In keeping with the warm and fuzzy feelings of this year's Oscars, there were some major wins to people who haven't gotten the awards love they've long since been owed. Ke Huy Quan, Jamie Lee Curtis, and Brendan Fraser all won acting awards, long into their careers, and even if the films they won for aren't your favorites, these wins feel good. Quan and Curtis won for "Everything Everywhere All at Once," while Fraser won for his role in Darren Aronofsky's "The Whale," and all three gave tearful, impassioned speeches about how incredible it felt to finally be recognized. Michelle Yeoh, who is a worldwide superstar but hasn't been given her Hollywood due, also won for "Everything Everywhere All at Once," and she called her Oscar proof that dreams can come true and ended by saying "ladies, no one can ever tell you that you are past your prime." Yeoh is a cinema goddess, and her win feels like something being set right in the universe.

All of the acceptance speeches were heartfelt and earnest, with no weird detours into personal projects or non-sequiturs. It was really refreshing when the Oscars so often feel like a phony pageant, and it makes sense given all of the awards taken home by the amazingly earnest "Everything Everywhere All At Once."

That was nice!

The presenters were all pretty put-together, and the joke ones (like Elizabeth Banks and someone in a bear suit as Cokey from "Cocaine Bear) worked well enough and were quick enough that it didn't ever get tiresome. Even the more serious presenters handled the thing with warmth and earnestness opposite last year's snark, and duos like Michael B. Jordan and Jonathan Majors from "Creed" and Janelle Monáe and Kate Hudson from "Glass Onion" were so great that I wanted them to host instead of Kimmel. The show moved along at a brisk pace (for the Oscars, anyway), and people weren't played off too often. Though they joked early on that they would have the "Naatu Naatu" dancers escort people off who went too long instead of just playing them off with music, they (sadly) never actually followed through on that threat. 

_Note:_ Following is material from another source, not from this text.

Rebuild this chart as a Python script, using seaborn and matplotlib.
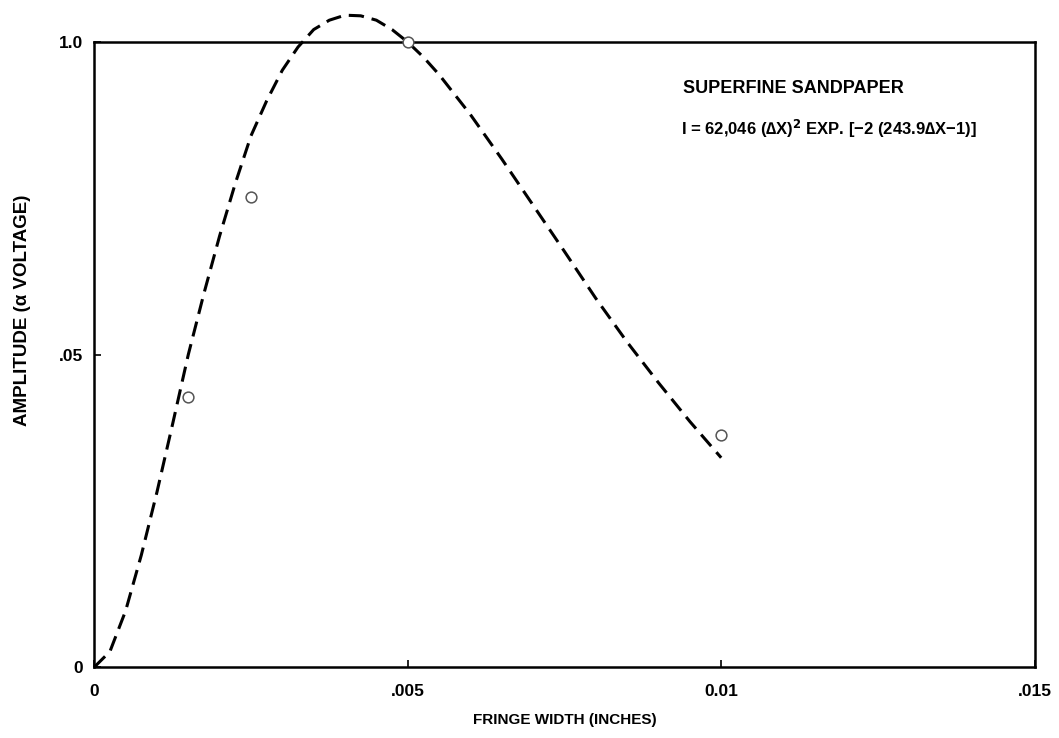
import matplotlib
matplotlib.use("Agg")
import matplotlib.pyplot as plt
import seaborn as sns
import pandas as pd

# Fitted curve
curve_x = [0.0, 0.00025, 0.0005, 0.00075, 0.001, 0.00125, 0.0015, 0.00175,
           0.002, 0.00225, 0.0025, 0.00275, 0.003, 0.00325, 0.0035, 0.00375,
           0.004, 0.00425, 0.0045, 0.00475, 0.005, 0.00525, 0.0055, 0.006,
           0.0065, 0.007, 0.0075, 0.008, 0.0085, 0.009, 0.0095, 0.01]
curve_y = [0.0, 0.025, 0.09, 0.179, 0.28, 0.389, 0.50, 0.598,
           0.69, 0.774, 0.85, 0.906, 0.955, 0.992, 1.02, 1.035,
           1.043, 1.042, 1.035, 1.02, 1.0, 0.976, 0.948, 0.884,
           0.813, 0.739, 0.665, 0.59, 0.52, 0.455, 0.393, 0.335]

# Measured points (open circles)
point_x = [0.0015, 0.0025, 0.005, 0.01]
point_y = [0.432, 0.752, 1.0, 0.371]

x_ticks = [0.0, 0.005, 0.01, 0.015]
x_tick_labels = ["0", ".005", "0.01", ".015"]
y_ticks = [0.0, 0.5, 1.0]
y_tick_labels = ["0", ".05", "1.0"]

sns.set_theme(style="white")
plt.rcParams["font.family"] = ["Liberation Sans", "DejaVu Sans"]
plt.rcParams["mathtext.default"] = "regular"
plt.rcParams["text.color"] = "black"
plt.rcParams["axes.labelcolor"] = "black"

fig = plt.figure(figsize=(10.59, 7.38), dpi=100)
ax = fig.add_axes([0.089, 0.096, 0.888, 0.847])

curve = pd.DataFrame({"x": curve_x, "y": curve_y})
pts = pd.DataFrame({"x": point_x, "y": point_y})

sns.lineplot(data=curve, x="x", y="y", ax=ax, color="black", linewidth=2.2,
             sort=False, zorder=2)
ln = ax.lines[0]
ln.set_dashes([5, 2.6])
ln.set_clip_on(False)
sns.scatterplot(data=pts, x="x", y="y", ax=ax, marker="o", s=60,
                facecolor="white", edgecolor="#555555", linewidth=1.1,
                zorder=4, clip_on=False)

ax.set_xlim(0, 0.015)
ax.set_ylim(0, 1.0)
ax.set_xticks(x_ticks)
ax.set_xticklabels(x_tick_labels)
ax.set_yticks(y_ticks)
ax.set_yticklabels(y_tick_labels)
for lbl in ax.get_xticklabels() + ax.get_yticklabels():
    lbl.set_fontweight("bold")
    lbl.set_fontsize(12.5)
ax.tick_params(axis="both", direction="in", length=5, width=1.2,
               colors="black")
ax.tick_params(axis="x", bottom=True, top=False, pad=12)
ax.tick_params(axis="y", left=True, right=False, pad=8)

for sp in ax.spines.values():
    sp.set_visible(True)
    sp.set_color("black")
    sp.set_linewidth(1.8)

ax.set_xlabel("FRINGE WIDTH (INCHES)", fontsize=11, fontweight="bold",
              labelpad=10, color="black")
ax.set_ylabel("AMPLITUDE (\u03b1 VOLTAGE)", fontsize=13.5, fontweight="bold",
              color="black")
ax.yaxis.set_label_coords(-0.067, 0.571)

ax.text(0.743, 0.926, "SUPERFINE SANDPAPER", transform=ax.transAxes,
        ha="center", va="center", fontsize=13, fontweight="bold",
        color="black")
ax.text(0.781, 0.862,
        "I = 62,046 (\u2206X)$^{\\mathbf{2}}$ EXP. [\u22122 (243.9\u2206X\u22121)]",
        transform=ax.transAxes, ha="center", va="center", fontsize=12,
        fontweight="bold", color="black")

fig.savefig("out.png", dpi=100, facecolor="white")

Last year's mistakes were rectified with better writing, honoring animation first and giving a monumental award to Guillermo del Toro for "Pinocchio," showing all of the awards and giving them equal due, and leaning towards a nicer, more squeaky-clean ceremony. There were a few flubs, like "The Whale" winning for Best Makeup and some of Kimmel's wisecracks, but overall this year was a vast improvement over the nightmare of the 94th Annual Academy Awards, so I'm calling it a win.